O Sistema de Deliberação Remota (SDR) foi desenvolvido em março do ano passado, na gestão dos então presidentes da Câmara, Rodrigo Maia (DEM-RJ), e do Senado, Davi Alcolumbre (DEM-AP), e mantido sem alterações de segurança na gestão dos atuais mandatários, Arthur Lira (PP-AL) e Rodrigo Pacheco (DEM-MG).

O uso irregular do sistema tem causado preocupação nos bastidores. Há duas semanas, em uma das sessões que avançava até tarde da noite na Câmara, mas com alto quórum nas votações por causa do sistema remoto, o líder do PDT, deputado Wolney Queiroz (PE), disse que ouviu relatos de colegas dando a senha para assessores votarem e que “não queria acreditar que aquilo fosse verdade”. A declaração gerou constrangimento em plenário e os deputados fizeram acordo para votar a medida provisória (MP) só no dia seguinte.

Corregedor da Câmara, cargo responsável por garantir o decoro parlamentar, o deputado Paulo Bengtson (PTB-PA) afirmou que não recebeu denúncia sobre o tema, mas que a fraude pode estar ocorrendo. “Eu sei que é possível porque basta você dar a sua senha, cadastrar o Infoleg em qualquer celular e aquele celular estará apto para fazer a votação”, disse.

Líder do PT, o deputado Elvino Bohn Gass (RS) disse que o comentário sobre assessores votando “é forte” e que o sistema remoto deveria ser usado apenas para o que foi concebido: questões envolvendo a pandemia ou projetos de consenso. “Não podemos gerar dúvidas, suspeitas, sobre o sistema, e as minhas soluções são: vota os temas mais consensuais nesse sistema e na medida em que voltarmos as sessões presenciais com o avanço da vacinação, faz-se um sistema híbrido para quem tem comorbidades”, sugeriu.

A Câmara disse, em nota, que nos celulares “não há equipamento de autenticação biométrica de digital com acurácia compatível com os padrões de segurança adotados na Casa”, mas que está em “estágio preliminar” o estudo para adoção da biometria facial.

Segundo integrantes da cúpula da Casa ouvidos pelo Valor, essa atualização se deve mais por causa do futuro do que de preocupações com o presente.
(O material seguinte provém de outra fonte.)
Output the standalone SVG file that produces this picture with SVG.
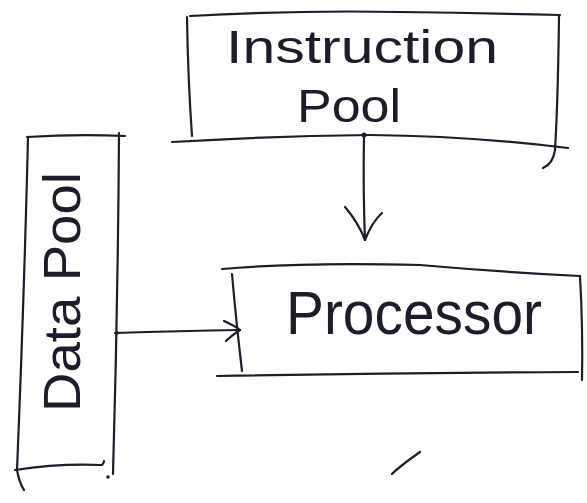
<svg xmlns="http://www.w3.org/2000/svg" width="587" height="503" viewBox="0 0 587 503">
<style>
.ln{fill:none;stroke:#1c1c2a;stroke-width:2.2;stroke-linecap:round;stroke-linejoin:round}
.tx{font-family:"Liberation Sans",Arial,sans-serif;fill:#1c1c2a;font-weight:normal}
</style>
<rect width="587" height="503" fill="#ffffff"/>
<g id="instruction-pool">
<path class="ln" d="M190,16 Q300,10 400,12 Q480,13 560,15"/>
<path class="ln" d="M187,17 Q188,80 192,136"/>
<path class="ln" d="M559,16 Q558,100 555,150 Q553,164 543,168"/>
<path class="ln" d="M172,142 Q270,136 370,135 Q470,136 568,148"/>
<text class="tx" x="362" y="63" font-size="46" text-anchor="middle" textLength="272" lengthAdjust="spacingAndGlyphs">Instruction</text>
<text class="tx" x="349" y="122" font-size="46" text-anchor="middle" textLength="104" lengthAdjust="spacingAndGlyphs">Pool</text>
</g>
<g id="processor">
<path class="ln" d="M222,269 Q300,262 420,265 Q500,272 580,276"/>
<path class="ln" d="M232,274 Q236,320 242,371"/>
<path class="ln" d="M580,276 Q583,330 582,380"/>
<path class="ln" d="M217,376 Q400,373 578,372"/>
<text class="tx" x="414" y="334" font-size="62" text-anchor="middle" textLength="256" lengthAdjust="spacingAndGlyphs">Processor</text>
</g>
<g id="data-pool">
<path class="ln" d="M27,137 Q75,134 125,136"/>
<path class="ln" d="M28,138 Q24,300 17,470 Q19,482 24,490"/>
<path class="ln" d="M119,133 Q118,300 113,474"/>
<path class="ln" d="M15,470 Q60,463 102,465 Q104,463 104,461"/>
<text class="tx" transform="translate(80,292) rotate(-90)" font-size="52" text-anchor="middle" textLength="240" lengthAdjust="spacingAndGlyphs">Data Pool</text>
</g>
<g id="connectors">
<circle cx="364" cy="135" r="2.5" fill="#1c1c2a"/>
<path class="ln" d="M364,135 Q363,190 365,240"/>
<path class="ln" d="M345,207 Q358,222 365,240 Q372,222 382,213"/>
<path class="ln" d="M115,333 Q180,331 240,330"/>
<path class="ln" d="M224,321 Q235,326 240,330 Q232,335 226,341"/>
<circle cx="117" cy="333" r="1.8" fill="#1c1c2a"/>
<circle cx="108" cy="477" r="1.8" fill="#1c1c2a"/>
</g>
<path class="ln" d="M392,474 Q400,466 420,452" stroke-width="3"/>
</svg>
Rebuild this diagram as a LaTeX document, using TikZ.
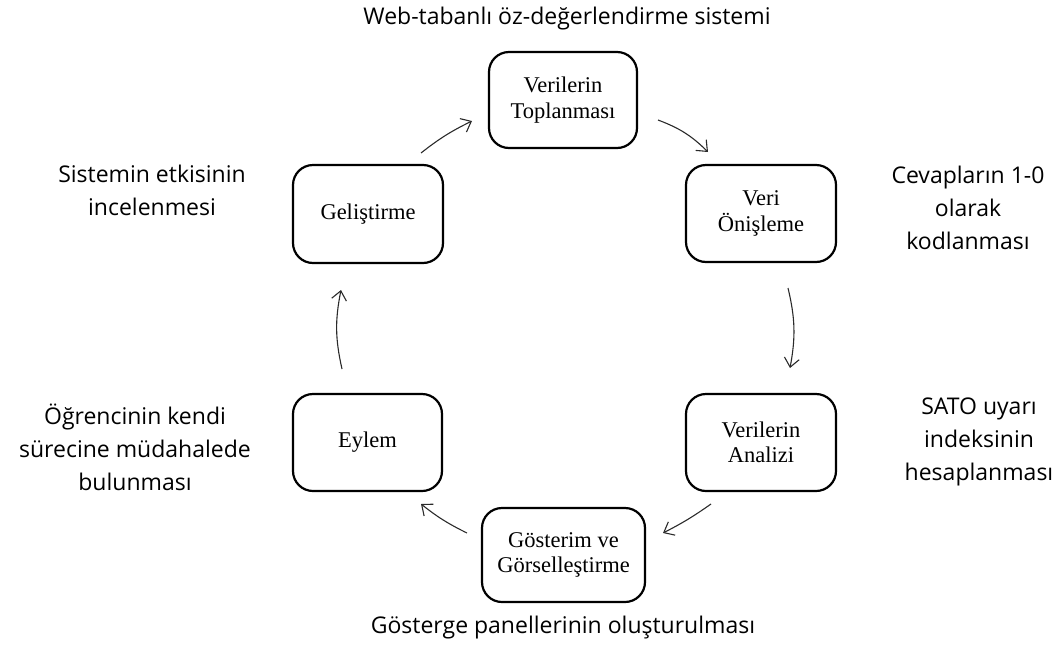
\documentclass[tikz,border=0pt]{standalone}
\usepackage{fontspec}
\setmainfont{Liberation Serif}
\newfontfamily\osans{Open Sans}
\usetikzlibrary{arrows.meta}
\definecolor{arrowgray}{HTML}{2A2A2A}
\tikzset{
  stagebox/.style={draw=black, line width=2.2pt, rounded corners=20pt, fill=white,
    inner sep=0pt, align=center, font=\fontsize{22.5}{25.5}\selectfont},
  note/.style={align=center, inner sep=0pt, font=\osans\fontsize{23}{33}\selectfont},
  flow/.style={draw=arrowgray, line width=1.1pt, bend left=12,
    -{Straight Barb[length=9pt,width=15pt,line width=1.1pt]}}
}
\begin{document}
\begin{tikzpicture}[x=1pt,y=-1pt]
\useasboundingbox (0,0) rectangle (1058,646);
% boxes
\node[stagebox, minimum width=148pt, minimum height=96pt] (top) at (563,100) {Verilerin\\Toplanması};
\node[stagebox, minimum width=150pt, minimum height=97pt] (veri) at (761,213.5) {Veri\\Önişleme};
\node[stagebox, minimum width=150pt, minimum height=97pt] (analiz) at (761,442.5) {Verilerin\\Analizi};
\node[stagebox, minimum width=163pt, minimum height=94pt] (gost) at (563.5,555) {Gösterim ve\\Görselleştirme};
\node[stagebox, minimum width=149pt, minimum height=97pt] (eylem) at (367.5,442.5) {Eylem};
\node[stagebox, minimum width=150pt, minimum height=98pt] (gelis) at (368,214) {Geliştirme};
% notes
\node[note] (n1) at (567,19) {Web-tabanlı öz-değerlendirme sistemi};
\node[note] (n2) at (968,207.5) {Cevapların 1-0\\olarak\\kodlanması};
\node[note] (n3) at (979,442) {SATO uyarı\\indeksinin\\hesaplanması};
\node[note] (n4) at (563,628) {Gösterge panellerinin oluşturulması};
\node[note] (n5) at (135,447) {Öğrencinin kendi\\sürecine müdahalede\\bulunması};
\node[note] (n6) at (152,190) {Sistemin etkisinin\\incelenmesi};
% arrow end points
\coordinate (a1s) at (658,120); \coordinate (a1e) at (708,152);
\coordinate (a2s) at (788,288); \coordinate (a2e) at (790,368);
\coordinate (a3s) at (711,504); \coordinate (a3e) at (663,533);
\coordinate (a4s) at (467,533); \coordinate (a4e) at (421,504);
\coordinate (a5s) at (342,369); \coordinate (a5e) at (341,290);
\coordinate (a6s) at (421,153); \coordinate (a6e) at (472,121);
\draw[flow] (a1s) to (a1e);
\draw[flow] (a2s) to (a2e);
\draw[flow, bend left=4] (a3s) to (a3e);
\draw[flow, bend left=6] (a4s) to (a4e);
\draw[flow] (a5s) to (a5e);
\draw[flow, bend left=6] (a6s) to (a6e);
\end{tikzpicture}
\end{document}
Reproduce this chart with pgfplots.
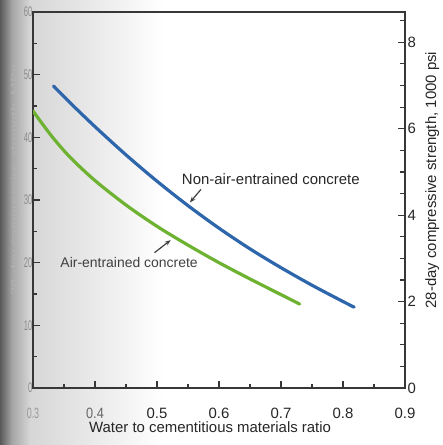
\documentclass[border=0pt]{standalone}
\usepackage{pgfplots}
\pgfplotsset{compat=1.18}
\usepackage{fontspec}
\setmainfont{Liberation Sans}
\usetikzlibrary{arrows.meta}
\definecolor{nonair}{RGB}{46,102,172}
\definecolor{airent}{RGB}{110,178,50}
\definecolor{axisgray}{RGB}{55,55,55}
% left side of the page lies in the shadow of the spine
\newcommand{\lt}[1]{\textcolor{black!45}{\scalebox{0.55}[1]{#1}}}
\newcommand{\fs}{\fontsize{15}{18}\selectfont}

\begin{document}
\begin{tikzpicture}
\shade[left color=black!65, right color=black!35] (-33bp,-57bp) rectangle (-21bp,388bp);
\shade[left color=black!35, right color=black!16] (-21bp,-57bp) rectangle (-3bp,388bp);
\shade[left color=black!16, right color=white] (-3bp,-57bp) rectangle (130bp,388bp);

\begin{axis}[
  at={(0,0)}, anchor=south west,
  scale only axis, width=372bp, height=376bp,
  xmin=0.3, xmax=0.9, ymin=0, ymax=60,
  axis line style={axisgray, line width=1.1bp},
  every tick/.style={axisgray, line width=1.1bp},
  major tick length=7bp, minor tick length=4bp,
  tick pos=left,
  xtick={0.3,0.4,0.5,0.6,0.7,0.8,0.9},
  minor xtick={0.35,0.45,0.55,0.65,0.75,0.85},
  xticklabels={{\textcolor{black!40}{\scalebox{0.6}[1]{0.3}}},{\textcolor{black!60}{\scalebox{0.85}[1]{0.4}}},0.5,0.6,0.7,0.8,0.9},
  xticklabel style={font=\fs, text=black!85, anchor=center, yshift=-25bp},
  ytick={0,10,20,30,40,50,60},
  minor ytick={5,15,25,35,45,55},
  yticklabels={\lt{0},\lt{10},\lt{20},\lt{30},\lt{40},\lt{50},\lt{60}},
  yticklabel style={font=\fontsize{14}{16}\selectfont, xshift=3bp},
  xlabel={Water to cementitious materials ratio},
  xlabel style={font=\fs, text=black!85, at={(axis description cs:0.476,-0.104)}, anchor=center},
  ylabel={\scalebox{1}[0.6]{28-day compressive strength, MPa}},
  ylabel style={font=\fs, text=black!30, at={(axis description cs:-0.048,0.553)}, anchor=center},
]
% non-air-entrained concrete, MPa
\addplot[nonair, line width=3.2bp, line cap=round, smooth] coordinates {
  (0.333,48.2)(0.36,45.5)(0.40,41.7)(0.45,37.2)(0.50,33.0)(0.55,29.1)
  (0.60,25.5)(0.65,22.2)(0.70,19.2)(0.75,16.4)(0.80,13.8)(0.818,12.9)
};
% air-entrained concrete, MPa
\addplot[airent, line width=3.2bp, line cap=round, smooth] coordinates {
  (0.30,44.2)(0.33,40.2)(0.36,36.8)(0.40,33.1)(0.45,29.2)(0.50,25.8)
  (0.55,22.8)(0.60,20.0)(0.65,17.4)(0.70,14.9)(0.73,13.4)
};
\node[anchor=west, font=\fs, text=black!85, inner sep=0pt] at (axis cs:0.540,33.3) {Non-air-entrained concrete};
\draw[-{Stealth[length=6bp,width=4.5bp]}, line width=1.2bp, black!75] (axis cs:0.571,31.7) -- (axis cs:0.553,29.6);
\node[anchor=west, font=\fontsize{14}{16}\selectfont, text=black!75, inner sep=0pt] at (axis cs:0.344,20.0) {Air-entrained concrete};
\draw[-{Stealth[length=6bp,width=4.5bp]}, line width=1.2bp, black!75] (axis cs:0.496,21.6) -- (axis cs:0.522,23.6);
\end{axis}

\begin{axis}[
  at={(0,0)}, anchor=south west,
  scale only axis, width=372bp, height=376bp,
  xmin=0.3, xmax=0.9, ymin=0, ymax=8.7021,
  axis x line=none, axis y line*=right,
  axis line style={axisgray, line width=1.1bp},
  every tick/.style={axisgray, line width=1.1bp},
  major tick length=7bp, minor tick length=5bp,
  ytick={0,2,4,6,8},
  minor ytick={0.5,1,1.5,2.5,3,3.5,4.5,5,5.5,6.5,7,7.5,8.5},
  yticklabels={0,2,4,6,8},
  yticklabel style={font=\fs, text=black!85, xshift=-1bp},
  ylabel={28-day compressive strength, 1000 psi},
  ylabel style={font=\fs, text=black!85, at={(axis description cs:1.073,0.553)}, anchor=center},
]
\end{axis}

\pgfresetboundingbox
\path (-33bp,-57bp) rectangle (410bp,388bp);
\end{tikzpicture}
\end{document}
Há interesse em manter o sistema de votações por celular após o fim da pandemia, para permitir que os parlamentares fiquem em seus Estados ou em reuniões nos ministérios e não precisem ir ao plenário para votar.

Técnicos e parlamentares que estiveram à frente da construção do novo sistema argumentam, nos bastidores, que o aplicativo foi desenvolvido para um momento de emergência, para que o Congresso não ficasse fechado quando precisaria analisar medidas importantes de combate a covid-19 – e também para fazer contraponto à política negacionista do presidente Jair Bolsonaro – e que não foi considerado que os parlamentares pudessem frauda-los.
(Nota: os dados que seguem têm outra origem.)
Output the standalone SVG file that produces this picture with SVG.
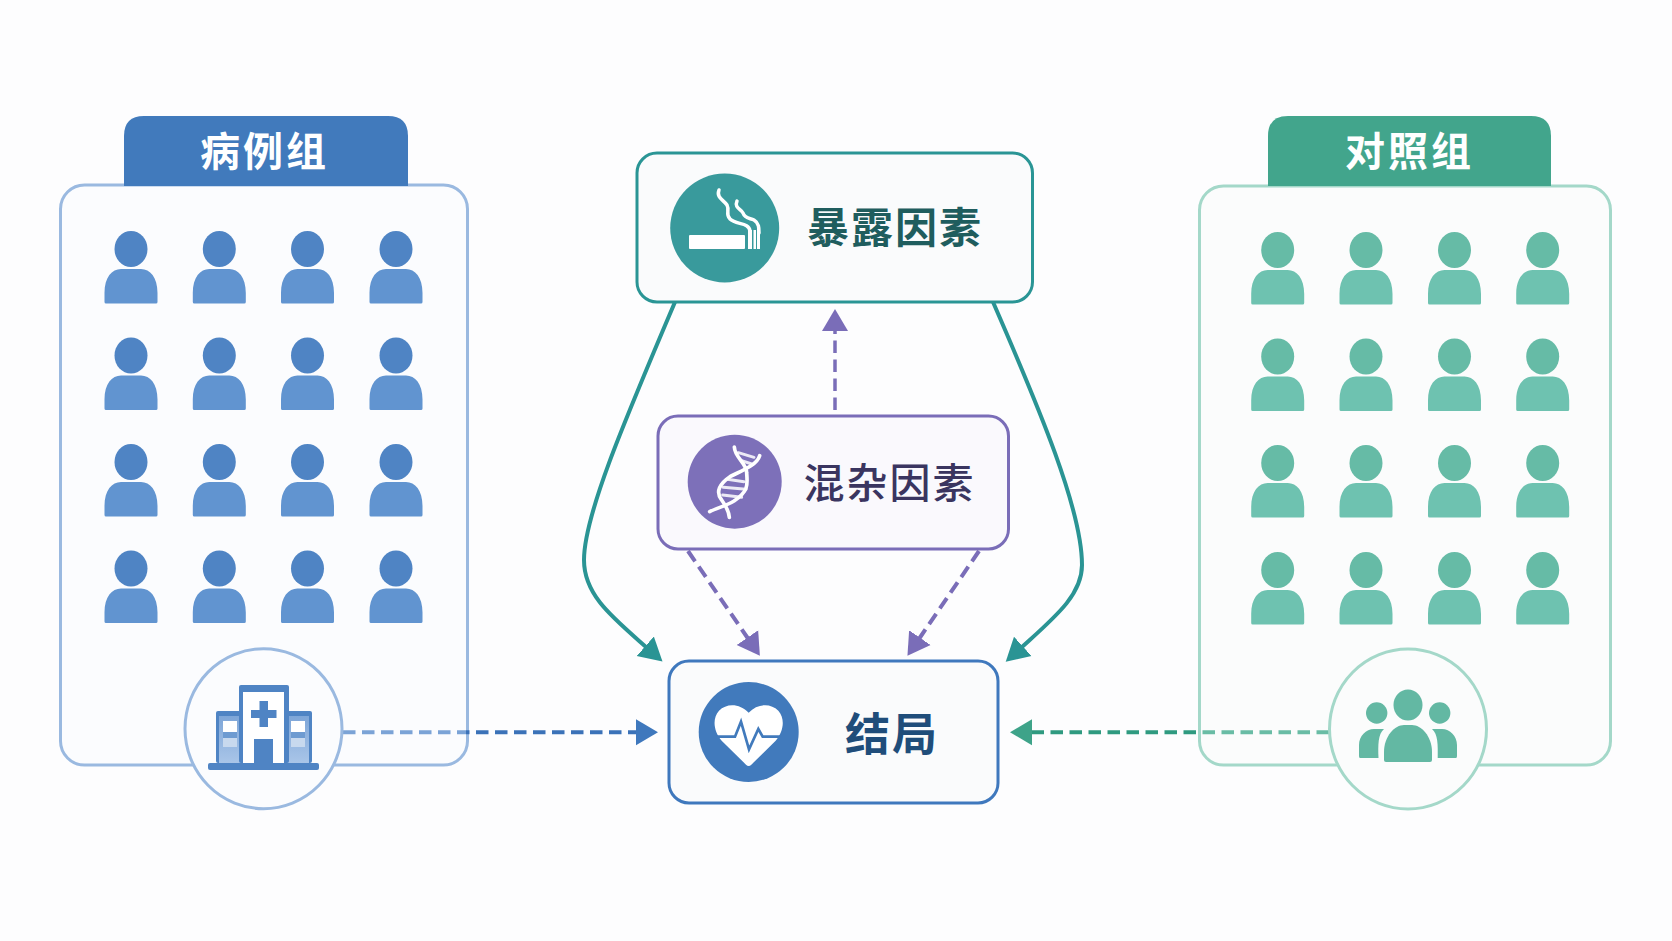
<svg xmlns="http://www.w3.org/2000/svg" width="1672" height="941" viewBox="0 0 1672 941">
<style>
text{font-family:"Noto Sans CJK SC","Noto Sans",sans-serif;font-weight:700;dominant-baseline:central}
.tab{fill:#fff;font-size:40px;letter-spacing:3px}
.lbl{font-size:42px;letter-spacing:2px}
.panel{stroke-width:3;fill:#fbfcfe}
.box{stroke-width:3;fill:#fafbfc}
.dash{fill:none;stroke-width:4;stroke-dasharray:12.5 6.5}
.solid{fill:none;stroke:#2a9494;stroke-width:4}
.bh{fill:#4f84c4}.bb{fill:#6194d0}.gh{fill:#66bba6}.gb{fill:#6ec2b0}
</style>
<defs>
<path id="body" d="M-26.500,34V24C-26.500,8 -19,0 -10,0H10C19,0 26.500,8 26.500,24V33Q26.500,34.500 25,34.500H-25Q-26.500,34.500 -26.500,33Z"/>
<g id="pb"><ellipse class="bh" cx="0" cy="0" rx="16.500" ry="18"/><use href="#body" class="bb" y="20"/></g>
<g id="pg"><ellipse class="gh" cx="0" cy="0" rx="16.500" ry="18"/><use href="#body" class="gb" y="20"/></g>
<linearGradient id="bl" gradientUnits="userSpaceOnUse" x1="343" y1="0" x2="637" y2="0"><stop offset="0" stop-color="#7ba3d6"/><stop offset=".42" stop-color="#7ba3d6"/><stop offset=".42" stop-color="#3b72b8"/><stop offset="1" stop-color="#3b72b8"/></linearGradient>
<linearGradient id="gl" gradientUnits="userSpaceOnUse" x1="1329" y1="0" x2="1031" y2="0"><stop offset="0" stop-color="#69bca5"/><stop offset=".44" stop-color="#69bca5"/><stop offset=".44" stop-color="#2f9a80"/><stop offset="1" stop-color="#2f9a80"/></linearGradient>
<linearGradient id="wing" x1="0" y1="0" x2="0" y2="1"><stop offset="0" stop-color="#7ea6d8"/><stop offset="1" stop-color="#a9c5e8"/></linearGradient>
<marker id="mb" markerUnits="userSpaceOnUse" markerWidth="24" markerHeight="28" refX="1" refY="14" orient="auto"><path d="M0,1L22,14L0,27Z" fill="#3f78bd"/></marker>
<marker id="mg" markerUnits="userSpaceOnUse" markerWidth="24" markerHeight="28" refX="1" refY="14" orient="auto"><path d="M0,1L22,14L0,27Z" fill="#3ea389"/></marker>
<marker id="mp" markerUnits="userSpaceOnUse" markerWidth="24" markerHeight="28" refX="1" refY="14" orient="auto"><path d="M0,1L22,14L0,27Z" fill="#7a6db8"/></marker>
<marker id="mt" markerUnits="userSpaceOnUse" markerWidth="25" markerHeight="28" refX="1" refY="14" orient="auto"><path d="M0,1L23,14L0,27Z" fill="#2a9494"/></marker>
</defs>
<rect width="1672" height="941" fill="#fdfdfe"/>

<g id="case-group">
<rect class="panel" x="60.500" y="185" width="407" height="580" rx="24" stroke="#9ab9e0"/>
<path d="M124,186V136Q124,116 144,116H388Q408,116 408,136V186Z" fill="#417abc"/>
<text class="tab" x="200" y="149">病例组</text>
<g id="case-people">
<use href="#pb" x="131" y="249"/><use href="#pb" x="219.300" y="249"/><use href="#pb" x="307.500" y="249"/><use href="#pb" x="396" y="249"/>
<use href="#pb" x="131" y="355.500"/><use href="#pb" x="219.300" y="355.500"/><use href="#pb" x="307.500" y="355.500"/><use href="#pb" x="396" y="355.500"/>
<use href="#pb" x="131" y="462"/><use href="#pb" x="219.300" y="462"/><use href="#pb" x="307.500" y="462"/><use href="#pb" x="396" y="462"/>
<use href="#pb" x="131" y="568.500"/><use href="#pb" x="219.300" y="568.500"/><use href="#pb" x="307.500" y="568.500"/><use href="#pb" x="396" y="568.500"/>
</g>
</g>

<g id="control-group">
<rect class="panel" x="1199.500" y="186" width="411" height="579" rx="24" stroke="#a4d8c9" style="fill:#fbfcfc"/>
<path d="M1268,186V136Q1268,116 1288,116H1531Q1551,116 1551,136V186Z" fill="#42a58c"/>
<text class="tab" x="1345" y="149">对照组</text>
<g id="control-people">
<use href="#pg" x="1277.700" y="250"/><use href="#pg" x="1366" y="250"/><use href="#pg" x="1454.500" y="250"/><use href="#pg" x="1542.700" y="250"/>
<use href="#pg" x="1277.700" y="356.500"/><use href="#pg" x="1366" y="356.500"/><use href="#pg" x="1454.500" y="356.500"/><use href="#pg" x="1542.700" y="356.500"/>
<use href="#pg" x="1277.700" y="463"/><use href="#pg" x="1366" y="463"/><use href="#pg" x="1454.500" y="463"/><use href="#pg" x="1542.700" y="463"/>
<use href="#pg" x="1277.700" y="570"/><use href="#pg" x="1366" y="570"/><use href="#pg" x="1454.500" y="570"/><use href="#pg" x="1542.700" y="570"/>
</g>
</g>

<g id="connectors">
<path class="solid" d="M675,302C625,420 584,515 584,560C584,595 612,617 646,647" marker-end="url(#mt)"/>
<path class="solid" d="M993,302C1040,410 1082,510 1082,565C1082,595 1055,617 1022,647" marker-end="url(#mt)"/>
<path class="dash" stroke="#7a6db8" d="M835,410V330" marker-end="url(#mp)" style="stroke-width:3.500"/>
<path class="dash" stroke="#7a6db8" d="M688,551L748,638.500" marker-end="url(#mp)"/>
<path class="dash" stroke="#7a6db8" d="M979,551L919.300,638.500" marker-end="url(#mp)"/>
<path class="dash" stroke="url(#bl)" d="M343,732.300H637" marker-end="url(#mb)"/>
<path class="dash" stroke="url(#gl)" d="M1329,732.300H1031" marker-end="url(#mg)"/>
</g>

<g id="hospital-badge">
<ellipse cx="263.500" cy="728.700" rx="78.500" ry="80" fill="#fbfcfe" stroke="#9ab9e0" stroke-width="3"/>
<rect x="216" y="711" width="96" height="52" rx="2" fill="#4f84c4"/>
<rect x="219" y="716" width="90" height="47" fill="url(#wing)"/>
<rect x="239" y="685" width="50" height="78" rx="2" fill="#4f84c4"/>
<rect x="243" y="692" width="41" height="71" fill="#fff"/>
<path d="M259.500,701H268V710H276.500V718H268V727H259.500V718H251V710H259.500Z" fill="#4f84c4"/>
<rect x="254" y="739" width="19" height="24" fill="#4f84c4"/>
<rect x="223" y="721" width="14" height="26" fill="#fff"/><rect x="223" y="732" width="14" height="6" fill="#6e9bd1"/><rect x="223" y="738" width="14" height="9" fill="#c8d9ee"/>
<rect x="291" y="721" width="14" height="26" fill="#fff"/><rect x="291" y="732" width="14" height="6" fill="#6e9bd1"/><rect x="291" y="738" width="14" height="9" fill="#c8d9ee"/>
<rect x="208" y="763" width="111" height="7" rx="2" fill="#4f84c4"/>
</g>

<g id="people-badge">
<ellipse cx="1408" cy="729" rx="78.500" ry="80" fill="#fbfcfc" stroke="#a4d8c9" stroke-width="3"/>
<g fill="#63b8a3">
<ellipse cx="1408" cy="705" rx="14.500" ry="15.500"/>
<circle cx="1376.700" cy="713" r="10.700"/><circle cx="1439.700" cy="713" r="10.700"/>
<path d="M1384,760V752C1384,736 1395,725 1404,725H1412C1421,725 1432,736 1432,752V760Q1432,762 1430,762H1386Q1384,762 1384,760Z"/>
<path d="M1359,756V745C1359,736 1366,729 1374,729H1384C1378,734 1378,745 1378.500,758H1360Q1359,758 1359,756Z"/>
<path d="M1457,756V745C1457,736 1450,729 1442,729H1432C1438,734 1438,745 1437.700,758H1456Q1457,758 1457,756Z"/>
</g>
</g>

<g id="exposure">
<rect class="box" x="637" y="153" width="395.500" height="149" rx="20" stroke="#2a9595"/>
<circle cx="724.700" cy="228" r="54.500" fill="#399a9c"/>
<g fill="#fff">
<rect x="689" y="235" width="56" height="14" rx="1"/>
<rect x="748" y="230" width="4" height="19"/><rect x="753.500" y="230" width="2.500" height="19"/><rect x="757" y="225" width="3" height="24"/>
</g>
<g fill="none" stroke="#fff" stroke-width="3.500" stroke-linecap="round">
<path d="M719,190C716,198 724,200 727,205C730,211 725,214 730,219C736,225 749,222 750,231"/>
<path d="M737,201C734,208 741,209 743,213C745,219 750,218 754,220C759,223 759,228 759,233"/>
</g>
<text class="lbl" x="807" y="224" fill="#1f5d5e">暴露因素</text>
</g>

<g id="confounder">
<rect class="box" x="658" y="416" width="350.500" height="133" rx="20" stroke="#7a6db8" style="fill:#faf9fd"/>
<circle cx="734.700" cy="481.700" r="47" fill="#7d70b9"/>
<g transform="translate(640,400) scale(.33333)" fill="none" stroke="#fff" stroke-linecap="round">
<g stroke-width="9" opacity=".85">
<path d="M295,158L342,172M305,182L335,192M262,238L312,245M250,262L318,268M248,285L305,292"/>
</g>
<g stroke-width="11">
<path d="M283,141C284,172 320,190 320,218C322,252 328,272 282,303C258,318 232,323 209,335"/>
<path d="M359,167C350,197 300,214 270,230C240,250 225,275 245,300C256,315 266,330 268,352"/>
</g>
</g>
<text class="lbl" x="803.500" y="480" fill="#3a3560" style="font-size:41px;font-weight:500">混杂因素</text>
</g>

<g id="outcome">
<rect class="box" x="669" y="661" width="329" height="142" rx="20" stroke="#3f78bd"/>
<circle cx="748.700" cy="732" r="50" fill="#417abc"/>
<g transform="translate(570,620) scale(.33333)">
<path d="M536,278C510,250 470,248 447,272C425,298 432,335 455,362L528,434Q536,442 544,434L617,362C640,335 647,298 625,272C602,248 562,250 536,278Z" fill="#fff"/>
<path d="M440,350H495L513,305L537,388L565,327L578,350H632" fill="none" stroke="#417abc" stroke-width="8"/>
</g>
<text class="lbl" x="845" y="731" fill="#1f4d7a" style="font-size:45px">结局</text>
</g>
</svg>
O histórico do Congresso, porém, registra várias tentativas de fraudar as votações – e todas sem punição ou, no máximo, com uma repreensão por escrito dos envolvidos.

A mais recente foi o voto duplo de um senador na eleição para a presidência do Senado em 2019, mas, em 2013, “alguém” preencheu a cédula de votação de vetos presidenciais e falsificou a assinatura do deputado Zoinho (PR-RJ) numa sessão do Congresso – o caso foi descoberto porque o parlamentar estava em voo na hora.

Na década de 1980, no caso conhecido como “pianistas”, deputados usavam a senha dos colegas para registrar o voto deles no plenário. Na Constituinte, um parlamentar nunca identificado usou o código do deputado Sarney Filho para votar – a fraude ficou comprovada porque ele estava em São Luís no dia. Em 1998, o deputado José Borba (PTB-PR) foi flagrado por câmeras votando três vezes no lugar de um colega na reforma da Previdência.

Os atos da Câmara e do Senado que estabeleceram o SDR determinam que a “disponibilização da senha pessoal ou do dispositivo cadastrado pelo parlamentar a terceiros importará em procedimento incompatível com o decoro parlamentar”, passível até de cassação. A resolução do Senado determina ainda que, se comprovada fraude, o voto será anulado e a votação será que ser refeita se com isso o quórum mínimo para deliberação não tiver sido atingido.

Para o deputado Fabio Trad (PSD-MS), o caso é inclusive de falsidade ideológica e poderia configurar crime tanto do parlamentar quanto do assessor que utilizar o sistema para votar no lugar dele. “É outra pessoa exercendo o voto do deputado, isso é gravíssimo. Não tenho conhecimento de que tenha ocorrido, mas, se houver provas, me parece, sim, falsidade ideológica dos dois”, disse.